WHAT TO DO
Transcribe all of the records word for word, but omit the pictures.
———
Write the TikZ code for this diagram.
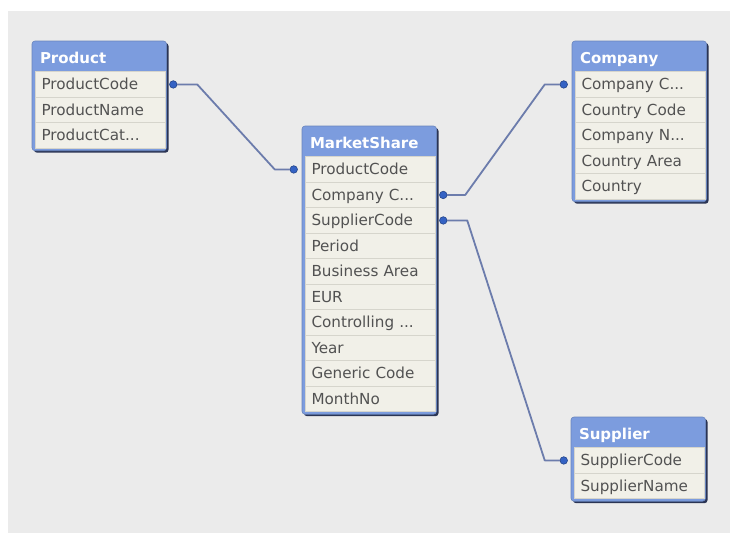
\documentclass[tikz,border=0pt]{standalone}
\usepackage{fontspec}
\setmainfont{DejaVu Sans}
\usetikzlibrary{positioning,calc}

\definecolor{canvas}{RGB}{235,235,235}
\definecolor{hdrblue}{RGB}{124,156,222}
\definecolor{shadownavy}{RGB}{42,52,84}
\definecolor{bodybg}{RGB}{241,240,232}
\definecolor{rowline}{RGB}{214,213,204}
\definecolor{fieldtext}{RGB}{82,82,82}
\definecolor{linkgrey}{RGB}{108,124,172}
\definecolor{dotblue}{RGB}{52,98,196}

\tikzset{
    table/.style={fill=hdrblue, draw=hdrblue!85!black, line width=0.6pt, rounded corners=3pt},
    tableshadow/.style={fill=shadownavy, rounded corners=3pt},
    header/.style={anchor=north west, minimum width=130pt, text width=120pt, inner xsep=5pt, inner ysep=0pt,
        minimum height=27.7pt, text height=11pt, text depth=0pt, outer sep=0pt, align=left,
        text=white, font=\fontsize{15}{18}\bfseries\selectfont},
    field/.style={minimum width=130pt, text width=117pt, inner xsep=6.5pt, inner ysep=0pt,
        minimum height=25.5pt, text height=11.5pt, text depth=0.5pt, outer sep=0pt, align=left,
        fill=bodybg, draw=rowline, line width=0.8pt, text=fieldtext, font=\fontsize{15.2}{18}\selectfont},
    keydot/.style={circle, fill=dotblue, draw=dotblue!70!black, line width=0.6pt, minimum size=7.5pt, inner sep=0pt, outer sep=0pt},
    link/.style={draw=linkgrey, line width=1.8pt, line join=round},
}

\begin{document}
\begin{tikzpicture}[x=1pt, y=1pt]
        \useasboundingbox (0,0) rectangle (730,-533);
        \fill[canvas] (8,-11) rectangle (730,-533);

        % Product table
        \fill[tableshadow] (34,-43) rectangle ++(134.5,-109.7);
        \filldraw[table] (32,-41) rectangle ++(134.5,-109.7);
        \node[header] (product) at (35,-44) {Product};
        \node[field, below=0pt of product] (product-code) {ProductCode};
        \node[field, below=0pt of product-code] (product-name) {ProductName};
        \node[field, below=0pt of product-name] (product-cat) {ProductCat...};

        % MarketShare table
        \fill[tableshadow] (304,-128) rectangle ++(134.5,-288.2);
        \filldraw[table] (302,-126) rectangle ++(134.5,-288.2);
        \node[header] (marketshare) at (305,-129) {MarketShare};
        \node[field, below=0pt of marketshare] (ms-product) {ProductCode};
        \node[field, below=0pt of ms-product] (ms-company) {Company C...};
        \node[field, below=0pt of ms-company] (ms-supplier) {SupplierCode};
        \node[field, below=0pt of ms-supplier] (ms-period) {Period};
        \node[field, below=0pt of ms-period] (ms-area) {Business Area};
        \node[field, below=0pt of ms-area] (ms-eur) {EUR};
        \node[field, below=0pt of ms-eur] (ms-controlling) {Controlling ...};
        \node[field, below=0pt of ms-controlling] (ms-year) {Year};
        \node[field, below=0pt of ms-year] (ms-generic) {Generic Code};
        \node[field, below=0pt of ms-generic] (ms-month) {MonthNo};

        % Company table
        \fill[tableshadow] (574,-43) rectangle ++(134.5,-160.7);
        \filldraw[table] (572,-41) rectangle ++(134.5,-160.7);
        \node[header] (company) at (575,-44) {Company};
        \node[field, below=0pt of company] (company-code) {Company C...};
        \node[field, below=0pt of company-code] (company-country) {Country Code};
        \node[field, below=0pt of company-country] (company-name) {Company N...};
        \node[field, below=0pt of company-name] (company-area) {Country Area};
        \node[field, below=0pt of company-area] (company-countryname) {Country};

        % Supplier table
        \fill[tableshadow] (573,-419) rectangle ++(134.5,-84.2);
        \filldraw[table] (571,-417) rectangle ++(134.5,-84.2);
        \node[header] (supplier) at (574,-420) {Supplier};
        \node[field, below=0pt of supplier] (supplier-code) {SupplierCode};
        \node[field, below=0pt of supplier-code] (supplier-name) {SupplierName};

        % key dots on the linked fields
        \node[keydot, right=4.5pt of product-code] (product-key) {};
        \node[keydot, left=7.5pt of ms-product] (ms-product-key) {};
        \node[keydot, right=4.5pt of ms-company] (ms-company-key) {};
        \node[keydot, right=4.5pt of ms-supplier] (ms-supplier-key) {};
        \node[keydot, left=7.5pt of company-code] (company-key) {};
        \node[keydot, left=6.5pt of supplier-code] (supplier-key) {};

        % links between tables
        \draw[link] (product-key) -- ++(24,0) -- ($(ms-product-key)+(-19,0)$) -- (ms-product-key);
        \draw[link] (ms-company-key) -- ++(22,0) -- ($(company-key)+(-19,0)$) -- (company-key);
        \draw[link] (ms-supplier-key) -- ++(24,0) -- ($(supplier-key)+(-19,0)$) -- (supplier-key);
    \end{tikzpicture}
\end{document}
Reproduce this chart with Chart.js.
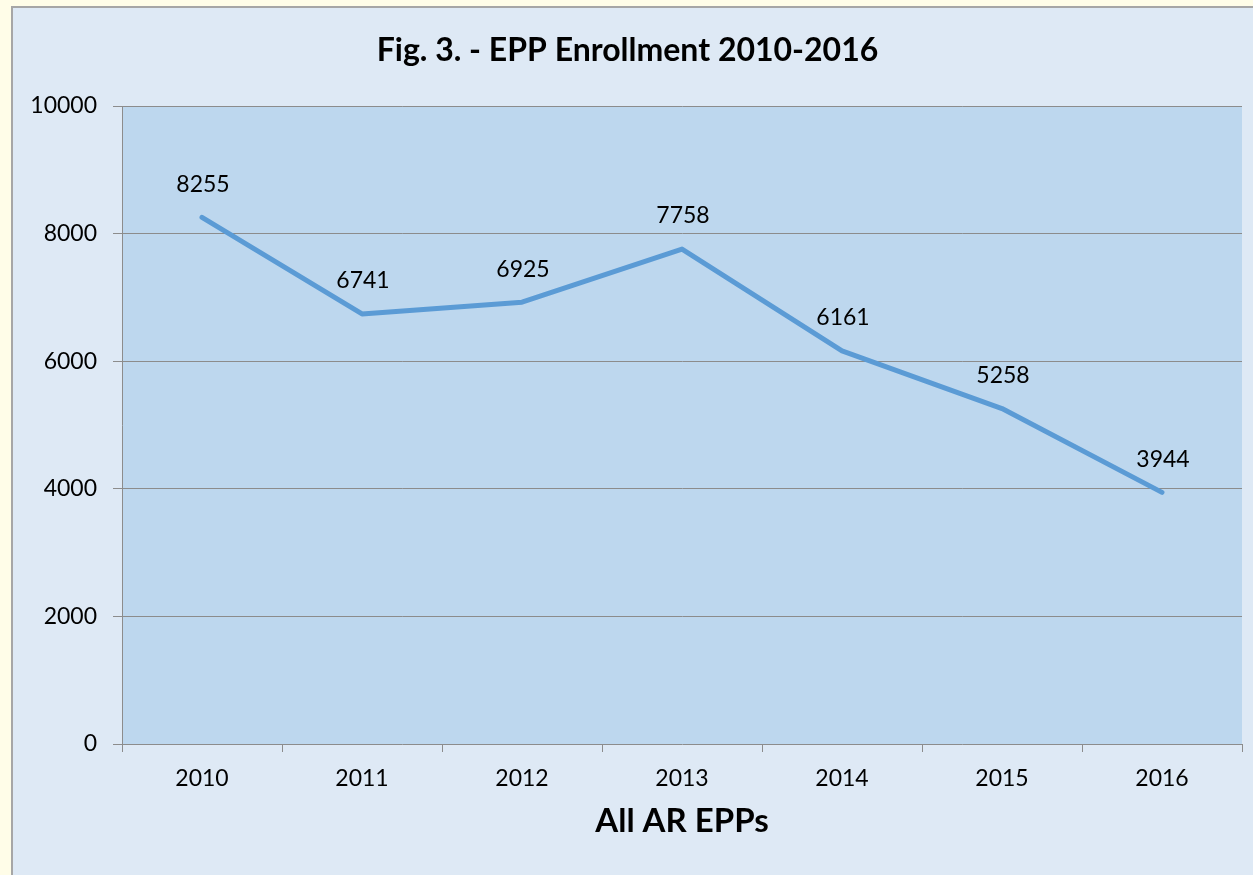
———
OUTPUT FOR THIS EXERCISE
Write the TikZ code for this diagram.
\documentclass[tikz,border=0pt]{standalone}
\usepackage{fontspec}
\setmainfont{DejaVu Sans}
\usetikzlibrary{positioning,calc}

\definecolor{canvas}{RGB}{235,235,235}
\definecolor{hdrblue}{RGB}{124,156,222}
\definecolor{shadownavy}{RGB}{42,52,84}
\definecolor{bodybg}{RGB}{241,240,232}
\definecolor{rowline}{RGB}{214,213,204}
\definecolor{fieldtext}{RGB}{82,82,82}
\definecolor{linkgrey}{RGB}{108,124,172}
\definecolor{dotblue}{RGB}{52,98,196}

\tikzset{
    table/.style={fill=hdrblue, draw=hdrblue!85!black, line width=0.6pt, rounded corners=3pt},
    tableshadow/.style={fill=shadownavy, rounded corners=3pt},
    header/.style={anchor=north west, minimum width=130pt, text width=120pt, inner xsep=5pt, inner ysep=0pt,
        minimum height=27.7pt, text height=11pt, text depth=0pt, outer sep=0pt, align=left,
        text=white, font=\fontsize{15}{18}\bfseries\selectfont},
    field/.style={minimum width=130pt, text width=117pt, inner xsep=6.5pt, inner ysep=0pt,
        minimum height=25.5pt, text height=11.5pt, text depth=0.5pt, outer sep=0pt, align=left,
        fill=bodybg, draw=rowline, line width=0.8pt, text=fieldtext, font=\fontsize{15.2}{18}\selectfont},
    keydot/.style={circle, fill=dotblue, draw=dotblue!70!black, line width=0.6pt, minimum size=7.5pt, inner sep=0pt, outer sep=0pt},
    link/.style={draw=linkgrey, line width=1.8pt, line join=round},
}

\begin{document}
\begin{tikzpicture}[x=1pt, y=1pt]
        \useasboundingbox (0,0) rectangle (730,-533);
        \fill[canvas] (8,-11) rectangle (730,-533);

        % Product table
        \fill[tableshadow] (34,-43) rectangle ++(134.5,-109.7);
        \filldraw[table] (32,-41) rectangle ++(134.5,-109.7);
        \node[header] (product) at (35,-44) {Product};
        \node[field, below=0pt of product] (product-code) {ProductCode};
        \node[field, below=0pt of product-code] (product-name) {ProductName};
        \node[field, below=0pt of product-name] (product-cat) {ProductCat...};

        % MarketShare table
        \fill[tableshadow] (304,-128) rectangle ++(134.5,-288.2);
        \filldraw[table] (302,-126) rectangle ++(134.5,-288.2);
        \node[header] (marketshare) at (305,-129) {MarketShare};
        \node[field, below=0pt of marketshare] (ms-product) {ProductCode};
        \node[field, below=0pt of ms-product] (ms-company) {Company C...};
        \node[field, below=0pt of ms-company] (ms-supplier) {SupplierCode};
        \node[field, below=0pt of ms-supplier] (ms-period) {Period};
        \node[field, below=0pt of ms-period] (ms-area) {Business Area};
        \node[field, below=0pt of ms-area] (ms-eur) {EUR};
        \node[field, below=0pt of ms-eur] (ms-controlling) {Controlling ...};
        \node[field, below=0pt of ms-controlling] (ms-year) {Year};
        \node[field, below=0pt of ms-year] (ms-generic) {Generic Code};
        \node[field, below=0pt of ms-generic] (ms-month) {MonthNo};

        % Company table
        \fill[tableshadow] (574,-43) rectangle ++(134.5,-160.7);
        \filldraw[table] (572,-41) rectangle ++(134.5,-160.7);
        \node[header] (company) at (575,-44) {Company};
        \node[field, below=0pt of company] (company-code) {Company C...};
        \node[field, below=0pt of company-code] (company-country) {Country Code};
        \node[field, below=0pt of company-country] (company-name) {Company N...};
        \node[field, below=0pt of company-name] (company-area) {Country Area};
        \node[field, below=0pt of company-area] (company-countryname) {Country};

        % Supplier table
        \fill[tableshadow] (573,-419) rectangle ++(134.5,-84.2);
        \filldraw[table] (571,-417) rectangle ++(134.5,-84.2);
        \node[header] (supplier) at (574,-420) {Supplier};
        \node[field, below=0pt of supplier] (supplier-code) {SupplierCode};
        \node[field, below=0pt of supplier-code] (supplier-name) {SupplierName};

        % key dots on the linked fields
        \node[keydot, right=4.5pt of product-code] (product-key) {};
        \node[keydot, left=7.5pt of ms-product] (ms-product-key) {};
        \node[keydot, right=4.5pt of ms-company] (ms-company-key) {};
        \node[keydot, right=4.5pt of ms-supplier] (ms-supplier-key) {};
        \node[keydot, left=7.5pt of company-code] (company-key) {};
        \node[keydot, left=6.5pt of supplier-code] (supplier-key) {};

        % links between tables
        \draw[link] (product-key) -- ++(24,0) -- ($(ms-product-key)+(-19,0)$) -- (ms-product-key);
        \draw[link] (ms-company-key) -- ++(22,0) -- ($(company-key)+(-19,0)$) -- (company-key);
        \draw[link] (ms-supplier-key) -- ++(24,0) -- ($(supplier-key)+(-19,0)$) -- (supplier-key);
    \end{tikzpicture}
\end{document}
Reproduce this chart with Chart.js.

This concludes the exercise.